Pierre Michel on the Artistry Behind Loris Paris Spot

French filmmaker Pierre Michel has been able to achieve a rare thing in the commercial arena: the freedom to create whatever he wants without the client even seeing it until it is finished. He did it on the opening for a French film festival last year (Read about it here) and he's been able to do it again on the sensuous commercial for the world-renowned jewelry store Loris Paris. Seeing his striking visuals and enigmatic style it is easy to see why clients are willing to give him carte blanche. Watch the video below an then read the Q&A with Pierre Michel below about how he created this commercial.

WARNING: This video contains some brief nudity.

Once the project was awarded, how long did you have to create it? Were there any stipulations by the client?
PIERRE MICHEL: I had two months to create a concept, shoot it and of course do all the compositing. The only constraint was to show a jewel of the new collection of Loris, which works for the greatest firms in "place vendà´me".

What was he initial concept?
I had this concept of a nude woman with fire for a while in my head and I was waiting the best project to do it, and this was the case. I wanted to make a film eroticsm, stylishness, realistic and try, if possible, to put emotion on it.

What elements were shot and how were they shot?
We shot a nude model named Darine with an [Panasonic] HVX200 on a blackscreen. We put a greenscreen first but after seeing the lightwrap on the model blending with the greenscreen, I thought I was losing all the beautiful luminance details I wanted on the edge. So we exchange the green screen for the black one.

Without possibility of keying, I knew the film would go another way than I originally thought. But the time I won not keying the images allowed me to do a lot of other things. (An important detail is that the model was cold, so her skin was just beautiful with goosebumps.)

We shot in 2K, and I composited in 1K so that I could crop and do 2ds camera movements, and have enough quality to make a 2k master (with good interpolation, and grain process).

We didn't shoot the fire but it is all real. It comes from a lot of different sources: 2K rushes or PAL with a lot different compression (dpx and jpeg mostly). So I knew that there will have a big work of calibration between them to make it feel "natural".

But first I had to make an animatic to see which shots I would use with which footage of fire. It took a long time to do it because it wasn't working very well. The concept I imagined was great on paper, but with real footage it didn't look the same. It gave the impression -among other things – that she was burning.

After days of research, trying to see how I could create something visually interesting and consistent I finally succeeded by concentrating on very small details.

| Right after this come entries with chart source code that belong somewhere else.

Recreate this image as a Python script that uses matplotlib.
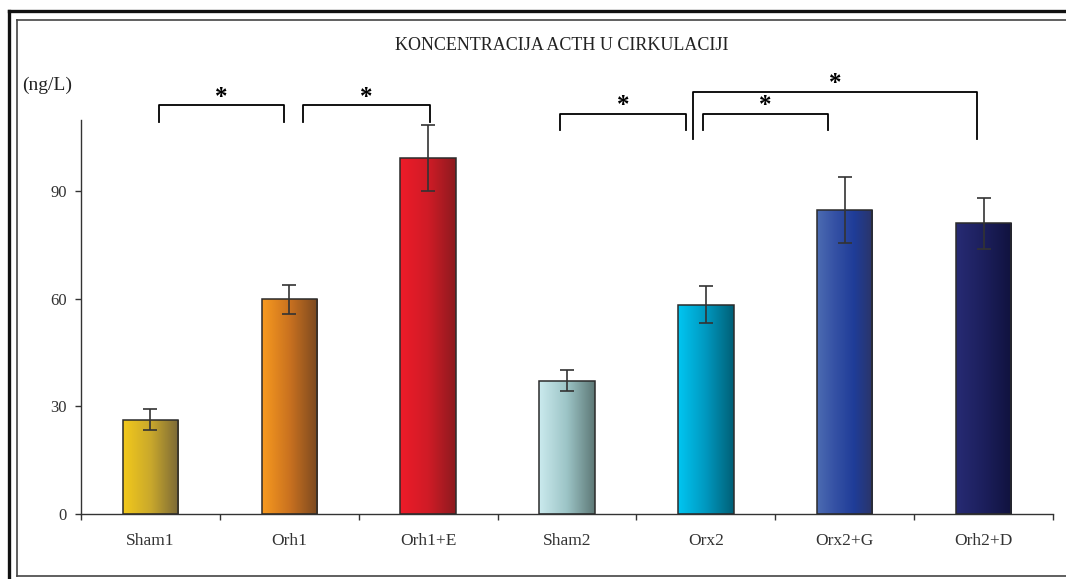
import numpy as np
import matplotlib
matplotlib.use("Agg")
import matplotlib.pyplot as plt
from matplotlib.colors import LinearSegmentedColormap
from matplotlib.patches import Rectangle
from matplotlib.lines import Line2D

plt.rcParams['font.family'] = ['Liberation Serif', 'DejaVu Serif']

# data
groups = ['Sham1', 'Orh1', 'Orh1+E', 'Sham2', 'Orx2', 'Orx2+G', 'Orh2+D']
means = [26.3, 59.8, 99.3, 37.2, 58.3, 84.8, 81.0]
errs = [3.0, 4.0, 9.2, 3.0, 5.2, 9.2, 7.2]
yticks = [0, 30, 60, 90]
title = 'KONCENTRACIJA ACTH U CIRKULACIJI'
unit = '(ng/L)'

# significance brackets: x start, x end, top, left leg end, right leg end
brackets = [
    (0.06, 0.96, 113.9, 109.2, 109.2),
    (1.10, 2.01, 113.9, 109.2, 109.2),
    (2.95, 3.86, 111.5, 106.9, 106.9),
    (3.98, 4.88, 111.5, 106.9, 106.9),
    (3.91, 5.95, 117.7, 104.5, 104.5),
]

# gradient colours (left -> right) per bar
grads = [
    ['#f3c91b', '#c9a82c', '#7a6837'],
    ['#f89a1f', '#c9711f', '#7a4820'],
    ['#ee1b29', '#d01c26', '#8c1a1f'],
    ['#cbeaee', '#9cc4c6', '#5d7876'],
    ['#00c6f2', '#0098bf', '#005f76'],
    ['#4c6cb2', '#3450a4', '#1f3d98', '#2b3468'],
    ['#272b74', '#1c1f5c', '#10123e'],
]

W, H = 1066, 579
fig = plt.figure(figsize=(W / 100, H / 100), dpi=100)
ax = fig.add_axes([81 / W, 1 - 514 / H, 972 / W, 394 / H])

x = np.arange(len(groups))
bw = 0.40

grad = np.linspace(0, 1, 256).reshape(1, -1)
for i in range(len(groups)):
    cmap = LinearSegmentedColormap.from_list('g%d' % i, grads[i])
    x0 = x[i] - bw / 2
    im = ax.imshow(grad, cmap=cmap, aspect='auto', extent=(x0, x0 + bw, 0, means[i]),
                   zorder=2, interpolation='bilinear')
    rect = Rectangle((x0, 0), bw, means[i], facecolor='none', edgecolor='#2b2b2b',
                     linewidth=1.1, zorder=3)
    ax.add_patch(rect)
    im.set_clip_path(rect)

ax.errorbar(x, means, yerr=errs, fmt='none', ecolor='#333333', elinewidth=1.2,
            capsize=4.8, capthick=1.2, zorder=4)
ax.set_aspect('auto')
ax.set_xlim(-0.5, len(groups) - 0.5)
ax.set_ylim(0, 109.8)

for x1, x2, top, l1, l2 in brackets:
    ax.plot([x1, x1, x2, x2], [l1, top, top, l2], color='black', lw=1.3,
            clip_on=False, zorder=5)
    ax.text((x1 + x2) / 2, top + 2.3, '*', ha='center', va='center', fontsize=18,
            fontweight='bold', clip_on=False)

for s in ['top', 'right']:
    ax.spines[s].set_visible(False)
for s in ['left', 'bottom']:
    ax.spines[s].set_color('#333333')
    ax.spines[s].set_linewidth(1.0)

ax.set_yticks(yticks)
ax.set_yticklabels([str(v) for v in yticks], fontsize=12, color='#333333')
ax.tick_params(axis='y', direction='out', length=4, width=1, color='#333333', pad=6)
ax.set_xticks(x)
ax.set_xticklabels(groups, fontsize=12.5, color='#333333')
ax.set_xticks(np.arange(-0.5, len(groups)), minor=True)
ax.tick_params(axis='x', which='major', length=0, pad=14)
ax.tick_params(axis='x', which='minor', direction='out', length=4, width=1, color='#333333')

fig.text(562 / W, 1 - 45 / H, title, ha='center', va='center', fontsize=13, color='#222222')
fig.text(22 / W, 1 - 85 / H, unit, ha='left', va='center', fontsize=14, color='#222222')

# frame
fig.add_artist(Line2D([9 / W, 9 / W], [0, 1 - 11 / H], transform=fig.transFigure,
                      color='#111111', lw=2.4))
fig.add_artist(Line2D([9 / W, 1], [1 - 11 / H, 1 - 11 / H], transform=fig.transFigure,
                      color='#111111', lw=2.4))
fig.add_artist(Line2D([17 / W, 17 / W], [1 - 576 / H, 1 - 20 / H], transform=fig.transFigure,
                      color='#444444', lw=1.2))
fig.add_artist(Line2D([17 / W, 1], [1 - 20 / H, 1 - 20 / H], transform=fig.transFigure,
                      color='#444444', lw=1.2))
fig.add_artist(Line2D([17 / W, 1], [1 - 576 / H, 1 - 576 / H], transform=fig.transFigure,
                      color='#444444', lw=1.2))

fig.savefig('out.png', dpi=100)
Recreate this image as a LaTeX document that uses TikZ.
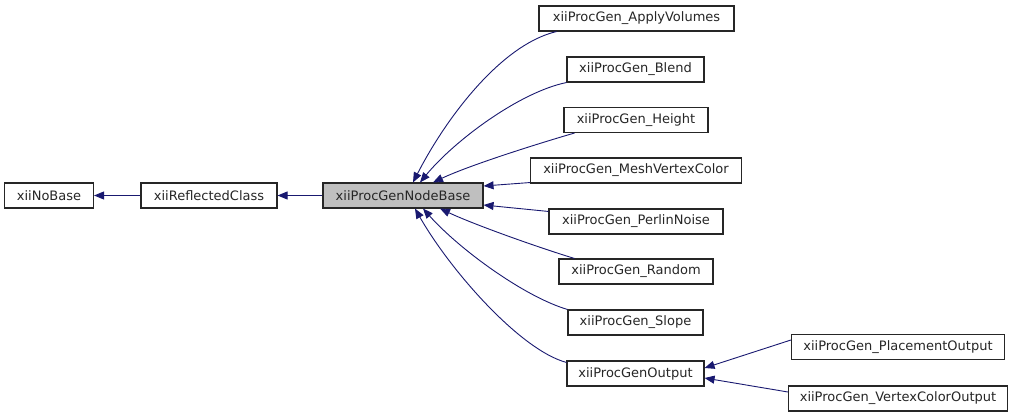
\documentclass[tikz,border=0pt]{standalone}
\usepackage{fontspec}
\setmainfont{DejaVu Sans}
\usetikzlibrary{arrows.meta,calc}
\definecolor{edgeblue}{HTML}{191970}
\definecolor{basegray}{HTML}{BFBFBF}
\tikzset{
  cls/.style={draw=black!85, line width=1.1pt, fill=white, minimum height=25pt, inner sep=0pt,
    font=\fontsize{13}{15}\selectfont, text=black!85},
  edge/.style={draw=edgeblue, line width=0.9pt, -{Triangle[length=10pt,width=8pt,fill=edgeblue]}}
}
\begin{document}
\begin{tikzpicture}[x=1pt,y=-1pt]
\useasboundingbox (0,0) rectangle (1013,417);
\node[cls, minimum width=89pt] (nobase) at (49,195.5) {xiiNoBase};
\node[cls, minimum width=136pt] (refl) at (209,195.5) {xiiReflectedClass};
\node[cls, minimum width=160pt, fill=basegray] (base) at (403,195.5) {xiiProcGenNodeBase};
\node[cls, minimum width=195pt] (apply) at (636.5,18.5) {xiiProcGen\_ApplyVolumes};
\node[cls, minimum width=137pt] (blend) at (635.5,69.5) {xiiProcGen\_Blend};
\node[cls, minimum width=144pt] (height) at (636,120) {xiiProcGen\_Height};
\node[cls, minimum width=211pt] (mesh) at (636,170.5) {xiiProcGen\_MeshVertexColor};
\node[cls, minimum width=174pt] (perlin) at (636,221.5) {xiiProcGen\_PerlinNoise};
\node[cls, minimum width=154pt] (random) at (636,271.5) {xiiProcGen\_Random};
\node[cls, minimum width=135pt] (slope) at (635.5,322.5) {xiiProcGen\_Slope};
\node[cls, minimum width=137pt] (output) at (635.5,373.5) {xiiProcGenOutput};
\node[cls, minimum width=213pt] (place) at (898,347) {xiiProcGen\_PlacementOutput};
\node[cls, minimum width=219pt] (vcol) at (898,398.5) {xiiProcGen\_VertexColorOutput};

\draw[edge] (refl.west) -- (nobase.east);
\draw[edge] (base.west) -- (refl.east);
\draw[edge] ($(apply.south west)+(18,0)$) .. controls (500,45) and (445,120) .. ($(base.north)+(10,0)$);
\draw[edge] (blend.south west) .. controls (520,92) and (455,140) .. ($(base.north)+(17,0)$);
\draw[edge] ($(height.south west)+(11,0)$) .. controls (540,143) and (470,165) .. ($(base.north)+(30,0)$);
\draw[edge] ($(mesh.south west)+(0,-1)$) -- ($(base.east)+(0,-9.5)$);
\draw[edge] ($(perlin.north west)+(0,3)$) -- ($(base.east)+(0,9.5)$);
\draw[edge] ($(random.north west)+(16,0)$) .. controls (540,248) and (475,225) .. ($(base.south)+(37,0)$);
\draw[edge] (slope.north west) .. controls (525,297) and (460,250) .. ($(base.south)+(20,0)$);
\draw[edge] ($(output.north west)+(0,2)$) .. controls (520,350) and (450,270) .. ($(base.south)+(12,0)$);
\draw[edge] ($(place.west)+(0,-7)$) -- ($(output.east)+(0,-5.5)$);
\draw[edge] ($(vcol.west)+(0,-6.5)$) -- ($(output.east)+(0,4.5)$);
\end{tikzpicture}
\end{document}
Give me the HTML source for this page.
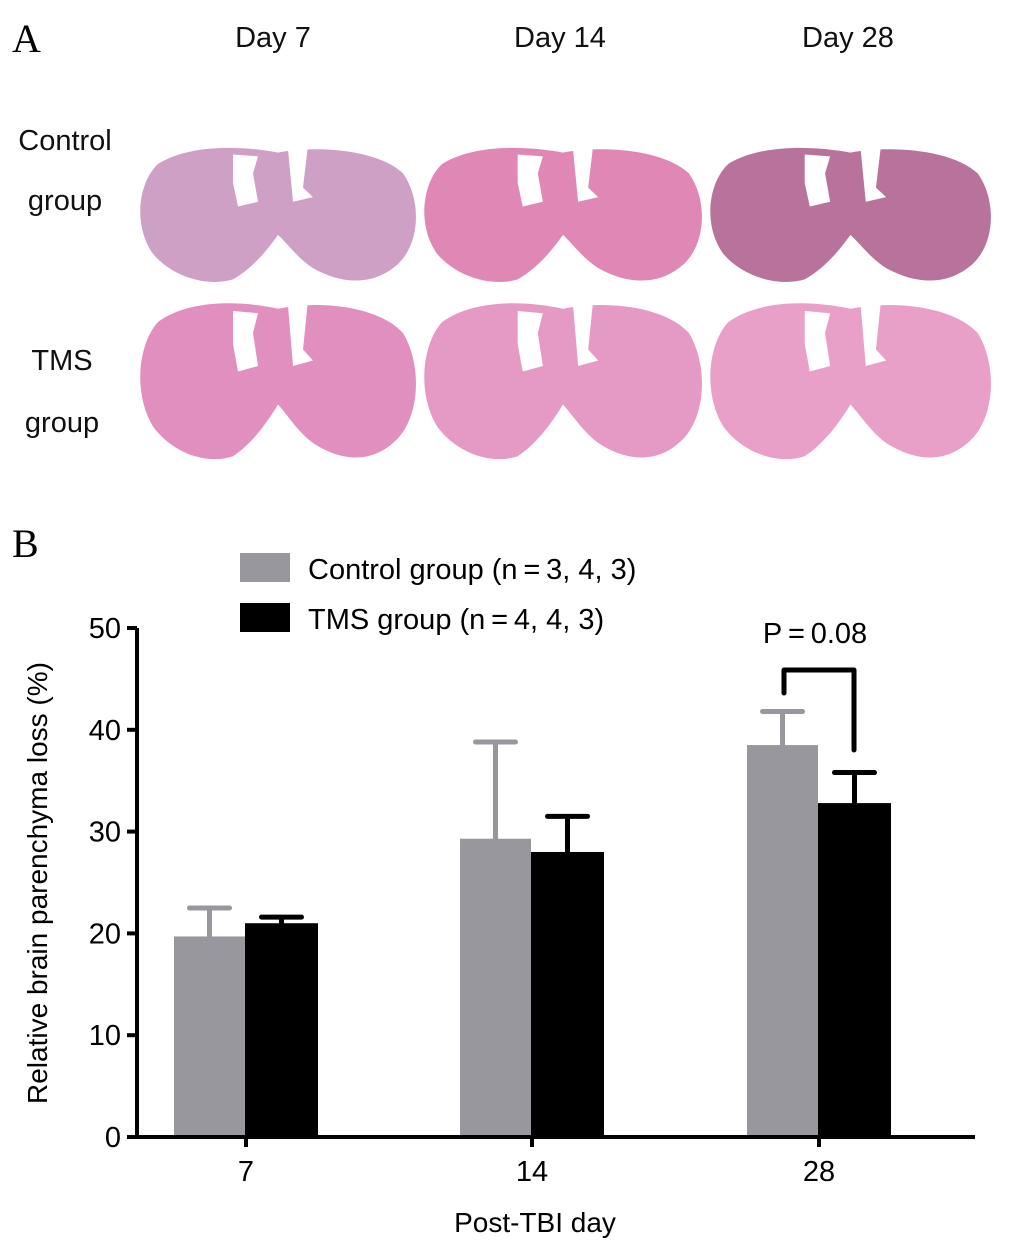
<!DOCTYPE html>
<html><head><meta charset="utf-8"><style>
body{margin:0;background:#fff;width:1015px;height:1255px;overflow:hidden;font-family:"Liberation Sans",Arial,sans-serif}
svg{position:absolute;left:0;top:0}
</style></head><body>
<svg width="1015" height="1255">
<text x="12" y="52" font-family="Liberation Serif" font-size="40">A</text>
<g font-size="29" text-anchor="middle" fill="#111">
<text x="273" y="47">Day 7</text>
<text x="560" y="47">Day 14</text>
<text x="848" y="47">Day 28</text>
<text x="65" y="150">Control</text>
<text x="65" y="210">group</text>
<text x="62" y="370">TMS</text>
<text x="62" y="432">group</text>
</g>
<g id="brains"></g>
<text x="12" y="557" font-family="Liberation Serif" font-size="40">B</text>
<g id="chart"></g>
</svg>
<script>
const NS='http://www.w3.org/2000/svg';
function mk(p,t,a){const e=document.createElementNS(NS,t);for(const k in a)e.setAttribute(k,a[k]);p.appendChild(e);return e;}
const brainColors=[['#cfa0c6','#df88b6','#b8739c'],['#e18fbf','#e49ac4','#e8a0c8']];
const brainX=[138,422,708], brainY=[145,300], brainW=[280,282,285], brainH=[142,165];
const bg=document.getElementById('brains');
brainY.forEach((y,r)=>brainX.forEach((x,c)=>{
 const w=brainW[c],h=brainH[r];
 const g=mk(bg,'g',{transform:`translate(${x},${y}) scale(${w/280},${h/150})`});
 
 
 mk(g,'path',{d:'M20,20 C50,0 100,0 140,8 C180,0 240,5 265,30 C285,60 282,110 255,130 C230,150 200,145 175,130 C160,120 150,105 140,95 C130,110 115,130 95,142 C70,150 35,140 15,115 C-5,85 0,40 20,20 Z',fill:brainColors[r][c]});
 mk(g,'path',{d:'M95,10 L120,12 L115,30 L120,60 L100,65 L95,40 Z',fill:'#fff'});
 mk(g,'path',{d:'M150,5 L170,0 L165,45 L175,55 L155,60 Z',fill:'#fff'});
}));
const days=['7','14','28'];
const controlVals=[19.7,29.3,38.5];
const controlErr=[2.8,9.5,3.3];
const tmsVals=[21.0,28.0,32.8];
const tmsErr=[0.6,3.5,3.0];
const yTicks=[0,10,20,30,40,50];
const x0=137,x1=975,y0=1137,yTop=628;
const yS=v=>y0-(v/50)*(y0-yTop);
const catC=[246,532,819];
const xS=i=>catC[i];
const ch=document.getElementById('chart');
days.forEach((d,i)=>{
 const c=xS(i);
 [[controlVals,controlErr,'#98979d',-72],[tmsVals,tmsErr,'#000',0]].forEach(([vals,err,col,off],k)=>{
  const bx=c+off-(k?1:0),bw=k?73:71;
  const r=mk(ch,'rect',{x:bx,y:yS(vals[i]),width:bw,height:y0-yS(vals[i]),fill:col});
  
  
  const ex=bx+bw/2,et=yS(vals[i]+err[i]);
  const e=mk(ch,'path',{d:`M${ex},${yS(vals[i])} V${et} M${ex-20},${et} H${ex+20}`,stroke:col,'stroke-width':5,fill:'none','stroke-linecap':'round'});
  
  
 });
});
const ax=mk(ch,'path',{d:`M${x0},${yTop} V${y0} H${x1}`,stroke:'#000','stroke-width':4,fill:'none'});


yTicks.forEach(t=>{
 mk(ch,'line',{x1:x0-10,x2:x0,y1:yS(t),y2:yS(t),stroke:'#000','stroke-width':4});
 const tx=mk(ch,'text',{x:x0-16,y:yS(t)+10,'text-anchor':'end','font-size':29});
 tx.textContent=t;
 
 
});
days.forEach((d,i)=>{
 mk(ch,'line',{x1:xS(i),x2:xS(i),y1:y0,y2:y0+10,stroke:'#000','stroke-width':4});
 const tx=mk(ch,'text',{x:xS(i),y:1181,'text-anchor':'middle','font-size':29});
 tx.textContent=d;
 
 
});
const xt=mk(ch,'text',{x:535,y:1232,'text-anchor':'middle','font-size':28});
xt.textContent='Post-TBI day';


const yt=mk(ch,'text',{x:0,y:0,'text-anchor':'middle','font-size':28,transform:'translate(47,883) rotate(-90)'});
yt.textContent='Relative brain parenchyma loss (%)';


[['#98979d','Control group (n\u2009=\u20093, 4, 3)',553],['#000','TMS group (n\u2009=\u20094, 4, 3)',603]].forEach(([c,l,y],k)=>{
 const r=mk(ch,'rect',{x:240,y:y,width:50,height:29,fill:c});
 
 
 const t=mk(ch,'text',{x:308,y:y+26,'font-size':29});
 t.textContent=l;
 
 
});
const br=mk(ch,'path',{d:'M784,693 V670 H854 V750',stroke:'#000','stroke-width':5,fill:'none','stroke-linejoin':'round','stroke-linecap':'round'});


const pt=mk(ch,'text',{x:815,y:643,'text-anchor':'middle','font-size':29});
pt.textContent='P\u2009=\u20090.08';


</script>
</body></html>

I composited a lot of shots that are not used on the film because I wanted to have the liberty to edit the film as if all the shot were real.

What small details did you concentrate on and what was the technical process?
All the compositing was made on After Effects 7 and 8. Working on a Mac Intel, After Effects 8 was the best solution but Image Lounge hadn't released its True Camera Blur for AE 8/intel at time so I had to do all the compositing in after effect 8, render the shots and come back to AE 7, to use one of my favorite plugins: True Camera Blur Rack Focus.

All the fire was slowed down using the new timeremap of AE, that work as the Twixtor plug in. The difficulty is that a fire doesn't look the same between one frame and another because of its velocity so I had to take care of the interpolation very carefully.

The fun part was also to create the flower at the end, I used two pieces of footage that I kaleidoscoped to look like a flower, and tried to find the good dynamic to open it as a flower.

With the 10 bits DPX footage, it was very pleasant to calibrate the fire to the look I want, but with the JPEG sources, it was just a nightmare. I had to recreate channels from others to recreate details. To simplify with mostly levels, hue sat, and color balance, it works. The golden look was made possible with one if my favorite blending mode called Classic Color Dodge.

All the particles were made with Trapcode Particular, one of the best particle plug-in avalaible. Except for the second shot (below), also made with Particular, all the particles are little piece of fire, so that with the samples of motion blur and the rotation of the particles, it looks realistic.

And to create a pseudo float element with highlighted present on the motion blur is simply an extract of the highlights with blending mode.

One particular thing is that all the film is glowed, but very slightly. And it is not a common glow, it is a true Camera Blur of the highlights with blending mode. So that I can have a pentagon glow. Very very expensive in time, but it is those little things that make the difference.

In fact it takes me one day shooting, 1 week and a half of research and and 4 weeks compositing.